--- RECORDS FOR PROCESSING ---

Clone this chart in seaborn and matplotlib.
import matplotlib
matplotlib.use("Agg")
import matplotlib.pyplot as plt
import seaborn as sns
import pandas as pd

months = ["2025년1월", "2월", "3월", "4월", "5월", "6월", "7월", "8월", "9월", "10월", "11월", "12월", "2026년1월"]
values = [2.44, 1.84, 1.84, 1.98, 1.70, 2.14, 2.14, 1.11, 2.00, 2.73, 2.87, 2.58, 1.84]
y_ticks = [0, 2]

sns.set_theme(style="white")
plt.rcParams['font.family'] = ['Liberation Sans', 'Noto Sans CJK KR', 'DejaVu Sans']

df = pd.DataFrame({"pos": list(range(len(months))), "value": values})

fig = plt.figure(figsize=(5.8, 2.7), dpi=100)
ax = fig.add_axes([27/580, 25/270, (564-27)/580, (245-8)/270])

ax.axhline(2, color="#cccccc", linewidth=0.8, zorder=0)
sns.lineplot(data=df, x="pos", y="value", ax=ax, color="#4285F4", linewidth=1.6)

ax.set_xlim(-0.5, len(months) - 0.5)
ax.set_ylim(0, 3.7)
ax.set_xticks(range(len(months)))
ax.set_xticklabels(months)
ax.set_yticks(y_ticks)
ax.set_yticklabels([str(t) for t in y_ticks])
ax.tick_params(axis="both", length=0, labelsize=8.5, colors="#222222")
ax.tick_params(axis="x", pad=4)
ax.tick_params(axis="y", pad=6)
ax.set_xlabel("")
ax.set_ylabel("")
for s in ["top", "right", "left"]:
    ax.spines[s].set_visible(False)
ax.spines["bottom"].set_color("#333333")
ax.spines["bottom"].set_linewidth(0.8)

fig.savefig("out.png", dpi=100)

---
--- RECORDS FOR PROCESSING ---

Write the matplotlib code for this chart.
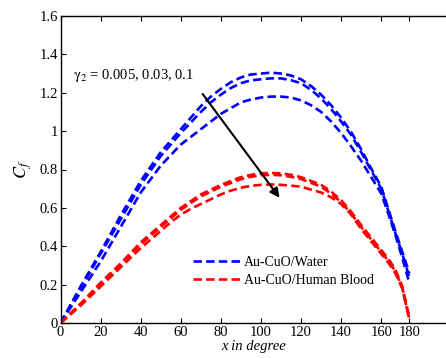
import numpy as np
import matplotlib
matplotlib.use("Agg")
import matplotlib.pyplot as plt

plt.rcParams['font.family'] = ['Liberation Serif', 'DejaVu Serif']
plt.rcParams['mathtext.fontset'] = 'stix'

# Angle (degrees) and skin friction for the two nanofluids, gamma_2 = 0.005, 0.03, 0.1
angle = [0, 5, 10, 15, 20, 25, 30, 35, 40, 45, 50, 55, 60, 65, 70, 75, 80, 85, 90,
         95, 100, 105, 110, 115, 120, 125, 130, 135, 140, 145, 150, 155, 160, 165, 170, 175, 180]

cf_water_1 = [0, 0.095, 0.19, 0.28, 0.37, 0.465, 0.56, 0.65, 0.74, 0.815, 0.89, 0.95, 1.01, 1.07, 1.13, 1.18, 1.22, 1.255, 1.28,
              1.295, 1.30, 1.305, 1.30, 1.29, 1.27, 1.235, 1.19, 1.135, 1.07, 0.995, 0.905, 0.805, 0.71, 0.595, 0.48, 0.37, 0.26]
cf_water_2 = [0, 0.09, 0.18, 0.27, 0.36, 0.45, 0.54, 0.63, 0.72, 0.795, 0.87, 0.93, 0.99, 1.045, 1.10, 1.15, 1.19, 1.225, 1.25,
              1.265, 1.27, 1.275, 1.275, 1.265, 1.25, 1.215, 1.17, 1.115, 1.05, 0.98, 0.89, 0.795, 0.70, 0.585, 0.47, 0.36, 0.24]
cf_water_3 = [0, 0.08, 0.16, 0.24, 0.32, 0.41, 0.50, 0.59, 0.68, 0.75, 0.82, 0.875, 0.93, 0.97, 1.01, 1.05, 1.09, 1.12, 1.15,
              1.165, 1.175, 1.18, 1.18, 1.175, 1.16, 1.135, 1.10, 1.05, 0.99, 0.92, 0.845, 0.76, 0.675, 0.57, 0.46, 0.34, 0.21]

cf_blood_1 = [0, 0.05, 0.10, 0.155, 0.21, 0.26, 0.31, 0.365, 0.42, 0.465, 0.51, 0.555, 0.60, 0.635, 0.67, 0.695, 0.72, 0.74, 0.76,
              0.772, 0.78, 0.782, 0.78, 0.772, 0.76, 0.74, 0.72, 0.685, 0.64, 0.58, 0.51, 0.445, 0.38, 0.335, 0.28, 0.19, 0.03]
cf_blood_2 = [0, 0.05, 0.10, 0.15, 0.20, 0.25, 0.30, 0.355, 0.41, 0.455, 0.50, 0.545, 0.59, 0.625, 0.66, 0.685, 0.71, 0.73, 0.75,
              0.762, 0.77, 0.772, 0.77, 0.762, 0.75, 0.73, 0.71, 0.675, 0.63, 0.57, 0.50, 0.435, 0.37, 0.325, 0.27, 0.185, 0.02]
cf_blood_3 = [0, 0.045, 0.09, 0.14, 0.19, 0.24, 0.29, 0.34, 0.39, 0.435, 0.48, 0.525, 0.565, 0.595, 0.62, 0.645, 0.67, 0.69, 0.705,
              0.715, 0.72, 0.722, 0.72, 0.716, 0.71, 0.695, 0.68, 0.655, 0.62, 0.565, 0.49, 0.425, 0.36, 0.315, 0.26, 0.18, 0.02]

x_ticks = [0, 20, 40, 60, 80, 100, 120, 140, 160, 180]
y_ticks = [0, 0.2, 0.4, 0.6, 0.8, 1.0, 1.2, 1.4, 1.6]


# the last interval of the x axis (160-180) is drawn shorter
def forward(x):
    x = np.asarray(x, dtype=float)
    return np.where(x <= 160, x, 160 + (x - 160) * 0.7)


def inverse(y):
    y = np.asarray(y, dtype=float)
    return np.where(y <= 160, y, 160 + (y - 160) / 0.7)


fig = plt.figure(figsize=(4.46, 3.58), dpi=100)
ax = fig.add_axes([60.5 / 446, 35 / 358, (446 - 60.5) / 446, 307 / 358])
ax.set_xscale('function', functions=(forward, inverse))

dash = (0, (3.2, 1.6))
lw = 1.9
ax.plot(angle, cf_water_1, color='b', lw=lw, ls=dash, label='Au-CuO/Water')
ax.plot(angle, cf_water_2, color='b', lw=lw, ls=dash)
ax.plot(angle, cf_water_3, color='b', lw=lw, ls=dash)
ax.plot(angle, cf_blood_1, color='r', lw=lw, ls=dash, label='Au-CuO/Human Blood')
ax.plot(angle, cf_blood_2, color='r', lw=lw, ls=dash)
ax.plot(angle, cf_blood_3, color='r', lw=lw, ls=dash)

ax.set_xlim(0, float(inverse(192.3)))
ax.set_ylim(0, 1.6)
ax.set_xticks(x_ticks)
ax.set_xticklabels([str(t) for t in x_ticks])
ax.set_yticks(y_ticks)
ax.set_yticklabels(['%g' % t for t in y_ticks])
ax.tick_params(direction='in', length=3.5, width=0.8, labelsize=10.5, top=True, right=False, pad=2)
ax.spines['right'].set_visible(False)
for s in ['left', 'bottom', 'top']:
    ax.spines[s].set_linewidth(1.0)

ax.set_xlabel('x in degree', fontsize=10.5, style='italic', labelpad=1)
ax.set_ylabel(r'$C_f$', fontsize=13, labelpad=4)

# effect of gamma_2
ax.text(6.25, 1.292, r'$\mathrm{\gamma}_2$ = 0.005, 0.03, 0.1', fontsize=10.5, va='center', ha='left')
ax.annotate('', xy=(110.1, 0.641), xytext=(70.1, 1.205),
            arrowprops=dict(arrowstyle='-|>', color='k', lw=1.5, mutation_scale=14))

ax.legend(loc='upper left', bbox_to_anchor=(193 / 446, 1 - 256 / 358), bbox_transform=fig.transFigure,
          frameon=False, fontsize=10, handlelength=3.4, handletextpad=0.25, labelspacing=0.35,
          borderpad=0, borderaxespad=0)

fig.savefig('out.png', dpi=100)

---
--- RECORDS FOR PROCESSING ---

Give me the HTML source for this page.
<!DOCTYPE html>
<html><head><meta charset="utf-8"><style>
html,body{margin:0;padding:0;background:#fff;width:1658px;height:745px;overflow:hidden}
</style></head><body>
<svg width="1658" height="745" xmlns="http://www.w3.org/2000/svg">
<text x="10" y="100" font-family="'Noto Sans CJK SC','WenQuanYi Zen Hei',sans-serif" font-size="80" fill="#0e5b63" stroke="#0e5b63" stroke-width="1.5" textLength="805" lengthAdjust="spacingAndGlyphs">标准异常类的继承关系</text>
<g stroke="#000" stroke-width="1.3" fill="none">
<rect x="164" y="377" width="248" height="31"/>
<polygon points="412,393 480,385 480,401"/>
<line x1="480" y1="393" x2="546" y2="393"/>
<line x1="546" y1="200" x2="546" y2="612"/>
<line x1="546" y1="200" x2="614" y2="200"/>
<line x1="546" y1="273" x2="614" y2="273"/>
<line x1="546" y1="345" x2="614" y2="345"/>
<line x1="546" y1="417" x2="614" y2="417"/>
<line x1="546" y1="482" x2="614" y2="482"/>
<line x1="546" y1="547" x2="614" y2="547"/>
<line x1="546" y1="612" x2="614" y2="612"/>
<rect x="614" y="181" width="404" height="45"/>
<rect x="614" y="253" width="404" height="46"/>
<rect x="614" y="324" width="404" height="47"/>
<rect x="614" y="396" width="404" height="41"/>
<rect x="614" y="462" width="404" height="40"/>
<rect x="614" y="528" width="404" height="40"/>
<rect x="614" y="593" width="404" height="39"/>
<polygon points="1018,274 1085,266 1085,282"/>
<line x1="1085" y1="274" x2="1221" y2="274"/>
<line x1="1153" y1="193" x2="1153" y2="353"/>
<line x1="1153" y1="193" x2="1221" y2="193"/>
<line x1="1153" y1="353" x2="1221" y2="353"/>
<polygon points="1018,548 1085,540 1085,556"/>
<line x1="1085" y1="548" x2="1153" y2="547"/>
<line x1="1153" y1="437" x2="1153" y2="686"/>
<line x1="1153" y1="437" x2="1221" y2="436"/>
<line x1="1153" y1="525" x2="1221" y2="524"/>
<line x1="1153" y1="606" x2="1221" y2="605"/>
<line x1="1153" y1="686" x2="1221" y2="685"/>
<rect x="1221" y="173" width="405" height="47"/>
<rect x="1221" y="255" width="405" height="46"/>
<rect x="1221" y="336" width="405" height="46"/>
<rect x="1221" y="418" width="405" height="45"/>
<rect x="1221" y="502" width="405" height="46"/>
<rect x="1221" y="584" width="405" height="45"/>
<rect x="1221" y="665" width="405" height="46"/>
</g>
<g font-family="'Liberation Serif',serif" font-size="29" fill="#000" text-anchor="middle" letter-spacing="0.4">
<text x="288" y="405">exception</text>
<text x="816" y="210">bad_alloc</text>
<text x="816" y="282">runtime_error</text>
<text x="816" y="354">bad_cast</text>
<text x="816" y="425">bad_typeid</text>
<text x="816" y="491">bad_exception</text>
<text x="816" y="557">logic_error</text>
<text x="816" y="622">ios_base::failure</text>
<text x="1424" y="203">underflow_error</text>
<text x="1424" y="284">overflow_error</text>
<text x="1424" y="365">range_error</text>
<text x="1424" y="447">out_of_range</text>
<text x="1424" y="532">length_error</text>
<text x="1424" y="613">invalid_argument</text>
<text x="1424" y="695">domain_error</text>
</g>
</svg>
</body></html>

---

## JOB:
Give back exactly the lines from the one that holds "Write the matplotlib code for this chart." to the one that holds "plt.rcParams['mathtext.fontset'] = 'stix'", with both ends and without the images.

## TASK RESPONSE:
Write the matplotlib code for this chart.
import numpy as np
import matplotlib
matplotlib.use("Agg")
import matplotlib.pyplot as plt

plt.rcParams['font.family'] = ['Liberation Serif', 'DejaVu Serif']
plt.rcParams['mathtext.fontset'] = 'stix'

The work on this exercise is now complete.